Selbstlernende Algorithmen könnten viele Berufe im Dienstleistungssektor künftig überflüssig machen. Richard David Precht beschreibt, wie ein bedingungsloses Grundeinkommen verhindern kann, dass große Teile der Bevölkerung verarmen.
Mann klappt einen Laptop zu und geht weg.

Wussten Sie, dass zur Zeit der industriellen Revolution Menschen durch die Straßen liefen und mit langen Stöcken gegen die Fenster klopften, um die Schlafenden zu wecken? Diese »Aufwecker« waren dringend nötig, denn sie sorgten dafür, dass die Arbeiter morgens rechtzeitig zu ihrer Schicht in der Fabrik waren. Wecker gab es damals kaum, und sie waren sehr teuer. Heute wären »Aufwecker« selbstverständlich arbeitslos.

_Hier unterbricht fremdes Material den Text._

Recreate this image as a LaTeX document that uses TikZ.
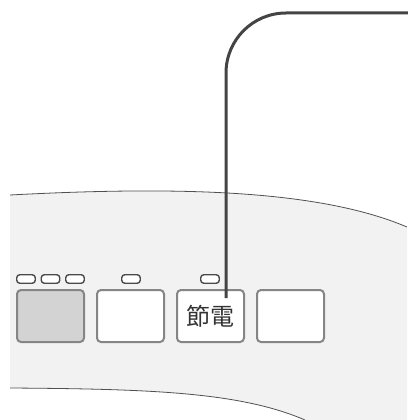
\documentclass[tikz,border=0pt]{standalone}
\usepackage{fontspec}
\newfontfamily\cjk{Noto Sans CJK JP}
\usetikzlibrary{positioning}
\definecolor{panelgray}{HTML}{F2F2F2}
\definecolor{edgegray}{HTML}{505050}
\definecolor{keygray}{HTML}{858585}
\definecolor{keyfill}{HTML}{D3D3D3}
\definecolor{ledgray}{HTML}{4A4A4A}
\definecolor{linegray}{HTML}{444444}
\definecolor{textgray}{HTML}{333333}

\begin{document}
\begin{tikzpicture}[x=1pt, y=-1pt, node distance=80pt,
                    key node/.style={rectangle,draw=keygray,line width=2pt,rounded corners=4pt,fill=white,
                                     minimum width=67pt,minimum height=52pt,inner sep=0pt,text=textgray},
                    led node/.style={rectangle,draw=ledgray,line width=1.4pt,rounded corners=3pt,fill=white,
                                     minimum width=18.5pt,minimum height=8.5pt,inner sep=0pt},
                    outline/.style={draw=edgegray,line width=0.8pt},
                    leader/.style={draw=linegray,line width=3pt,rounded corners=60pt}]

  \useasboundingbox (0,0) rectangle (407,420);

  % panel
  \fill[panelgray] (10,195) .. controls (180,186) and (320,190) .. (407,227)
    -- (407,420) -- (305,420) .. controls (240,392) and (150,389) .. (10,388) -- cycle;
  \draw[outline] (10,195) .. controls (180,186) and (320,190) .. (407,227);
  \draw[outline] (10,388) .. controls (150,389) and (240,392) .. (305,420);

  % keys
  \node[key node,fill=keyfill] (k1) at (50.5,316) {};
  \node[key node] (k2) [right of=k1] {};
  \node[key node] (k3) [right of=k2] {\cjk\fontsize{24}{24}\selectfont 節電};
  \node[key node] (k4) [right of=k3] {};

  % lamps
  \node[led node] (l1) at (26,279) {};
  \node[led node] (l2) at (50.5,279) {};
  \node[led node] (l3) at (75,279) {};
  \node[led node] (l4) at (131,279) {};
  \node[led node] (l5) at (210,279) {};

  % pointer
  \coordinate (tip) at (226,298);
  \coordinate (end) at (412,13);
  \draw[leader] (tip) |- (end);

\end{tikzpicture}
\end{document}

Es überrascht nicht, dass technischer Fortschritt sich auf den Arbeitsmarkt auswirkt. Bislang machten sich die Veränderungen vor allem im produzierenden Gewerbe bemerkbar. Doch die nächste große Umwälzung ist Richard David Precht zufolge bereits im Gang und wird vor allem den Dienstleistungssektor verändern. Grund dafür ist der zunehmende Einsatz von maschinellem Lernen und künstlicher Intelligenz. In »Freiheit für alle« analysiert der deutsche Philosoph und Publizist Precht die heutige Arbeitswelt. Er stellt fest, dass selbstlernende Algorithmen viele Berufe im Dienstleistungssektor überflüssig machen könnten, etwa bei Banken und Versicherungen. In einem Land, in dem das ausgemachte politische Ziel die Vollbeschäftigung ist, klingt das wie eine Katastrophe. Doch es gelingt Precht, die Entwicklung ins Positive zu wenden: Es bleibe mehr Freiheit für den Einzelnen, wenn die Menschheit als Ganzes bei gleich bleibender Wirtschaftsleistung weniger arbeiten müsse. Der Autor reiht sich damit in eine Reihe von Ökonomen und Philosophen ein, die bereits seit der industriellen Revolution ankündigen, dass wir eines Tages kaum noch arbeiten müssen.

Das passt laut Precht zu einem in der westlichen Welt immer mehr um sich greifenden Mentalitätswandel: Vor allem junge Menschen lehnen Arbeit als Selbstzweck zunehmend ab und fordern stattdessen Sinn stiftende Erwerbstätigkeit. Der bevorstehende epochale Umbruch von einer Arbeitsgesellschaft in eine Sinngesellschaft muss in den Augen des Autors politisch begleitet werden, was große Veränderungen im System beinhaltet. Als Lösung bietet Precht ein bedingungsloses Grundeinkommen an, das verhindert, dass große Teile der Bevölkerung verarmen.

Precht zählt die üblichen Argumente gegen eine solche Maßnahme auf. Er spricht beispielsweise die Finanzierbarkeit eines solchen Projektes an, aber auch mögliche ökonomische Folgen wie Inflation. Außerdem durchdenkt er Lösungswege, wie die Einführung eines Mikrosteuersystems, in dem Finanztransaktionen und insbesondere außereuropäische Geldflüsse stärker besteuert werden und so das bedingungslose Grundeinkommen mitfinanzieren könnten.

Bei vielen Argumenten Prechts handelt es sich um Spekulationen und immer wieder wünscht sich der Leser, der Autor würde realitätsnahe Berechnungen aufstellen. Allerdings werden die Spekulationen mit ökonomischen Studien untermauert, so dass es nicht schwerfällt, den Ausführungen – so utopisch sie auch klingen mögen – Glauben zu schenken. Die sehr gut belegten Argumente sind eine große Stärke des Werks, genau wie der hervorragende Schreibstil des Autors, mit dem er auch ökonomisch wenig vorgebildete Leser in seinen Bann schlägt.

Das Werk kann jedem empfohlen werden, der Fragen zum bedingungslosen Grundeinkommen hat oder zur künftigen Entwicklung von Arbeit und Leben in unserer Gesellschaft. Sie werden hier fundiert beantwortet.